In person, Stonehouse is down-to-earth, anything but an effete art snob, generous and even humble. There is a vulnerability and humor to his work. He has a personal cadre of symbols and motifs which have been running through his paintings for past 25 years, yet never seem to get repetitive.

Stonehouse is often his own subject, turning himself into all kinds of odd-looking creatures: characters who might be from cartoons, nursery rhymes or clowns from the circus. The figures typically have dwarf proportions, not the classical, academic model, no Vitruvian man here!  And the eyes are often soulful, limpid pools, that look much like his eyes.

His painting, “Already Gone,” from 2001, gives us a character who looks much like Fred, but in monk’s robe and with Mickey Mouse ears, carrying a bag in a pastoral setting. But Stonehouse adds a palimpsest effect, of layers upon layers: flat gray dots and smears of paint cover parts of the old painting underneath, almost as though the artist changed his mind and defiled his own idea. Finally, the painting offers this text at the bottom: “Days passed before anyone realized he was already gone.” It’s quite funny, yet the painting itself leaves you on edge.

There are lots of bodily fluids in Stonehouse’s paintings — tears, drool, blood, sweat — often drawn in a pop art or cartoony fashion. At times it calls to mind images of saints, though other paintings have more of an extraterrestrial sort of spirituality, like alien visitors. Beams of light may suggest either sort of otherworldliness.

Images of the devil also pop up frequently. Stonehouse often paints himself as an almost cute little devil, a shiny black face and horns, the moist colorful eyes often shedding tears. Stonehouse talks about his identification with the devil as a rebellion to all the Catholicism he was raised with as a child. The 1998 painting “Que” portrays a green-eyed devil with bubbles coming out of his mouth which look like they may contain a liquid. The painting has a distressed looking surface evoking an old billboard or advertising sign. The feeling and tone of his paintings can be elusive and contradictory.

The MOWA exhibit includes more than 70 of his paintings, a mixture of new and older, more well-known work. A video about Stonehouse by Christina Wright captures the painter in his studio and Fred the flea market fanatic and collector. He delights in old salt-and-pepper shakers, kitschy kewpie dolls and has a fascination with the everyday. He talks about his favorite commercial from childhood of dancing food in a refrigerator. His sensibility and aesthetic seem to reach far back into his childhood, deep into his psyche.

The exhibition also includes potent quotes from Stonehouse, like this one: “There is this exquisitely melancholy moment, when you first wake from a dream and realize you were sleeping.” It’s a provocative show.

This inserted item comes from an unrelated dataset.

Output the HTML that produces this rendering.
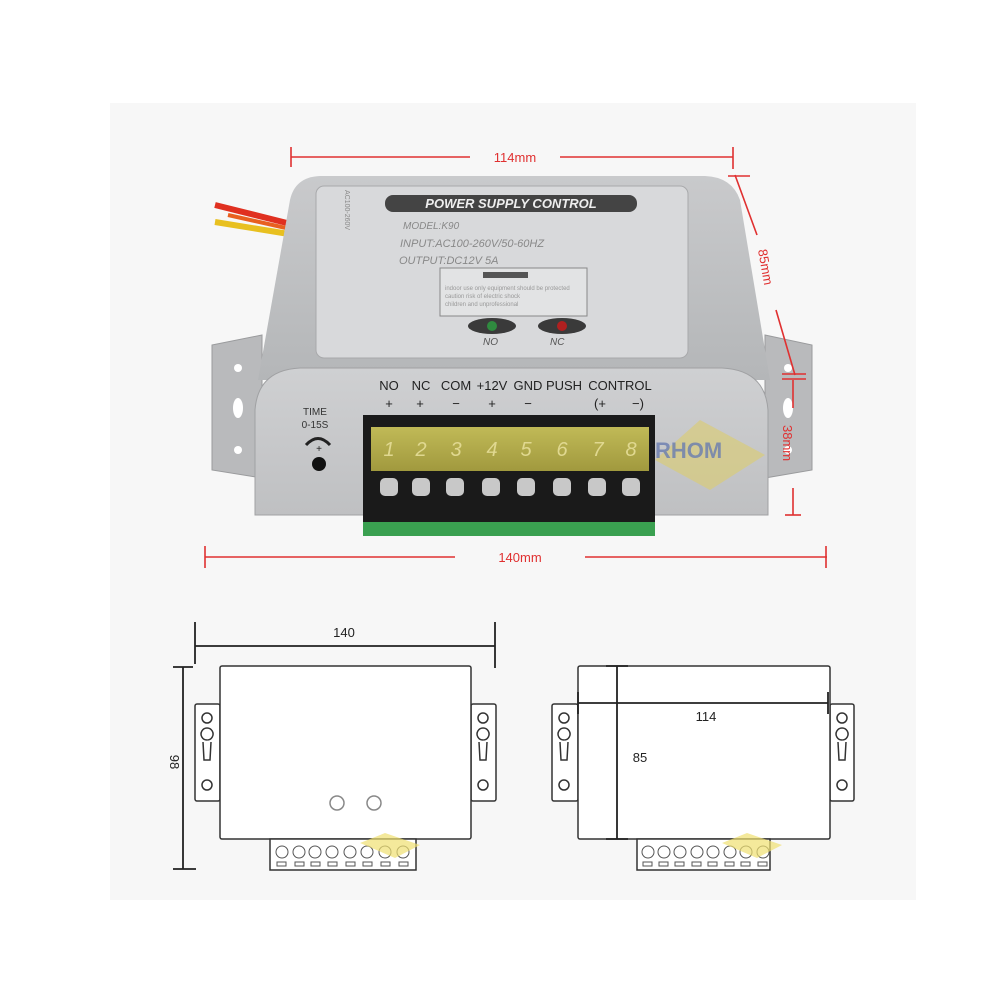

Stonehouse has an international reputation and is now in his mid-50s, yet he still attracts new young audiences. This is partially due to his mastery of social media. He exports new paintings almost daily to Facebook and Instagram, where he has 10,600 followers; each post may draw 500 to 700 “likes.” But more than that, it is his imagery that remains relevant. Human nature changes slowly, if at all, and Stonehouse seems to know that. His work resonates because he’s been honing his imagery and vocabulary over a lifetime.

“Fred Stonehouse: The Promise of Distant Things,” through January 17, 2016, Hyde Gallery, Museum of Wisconsin Art.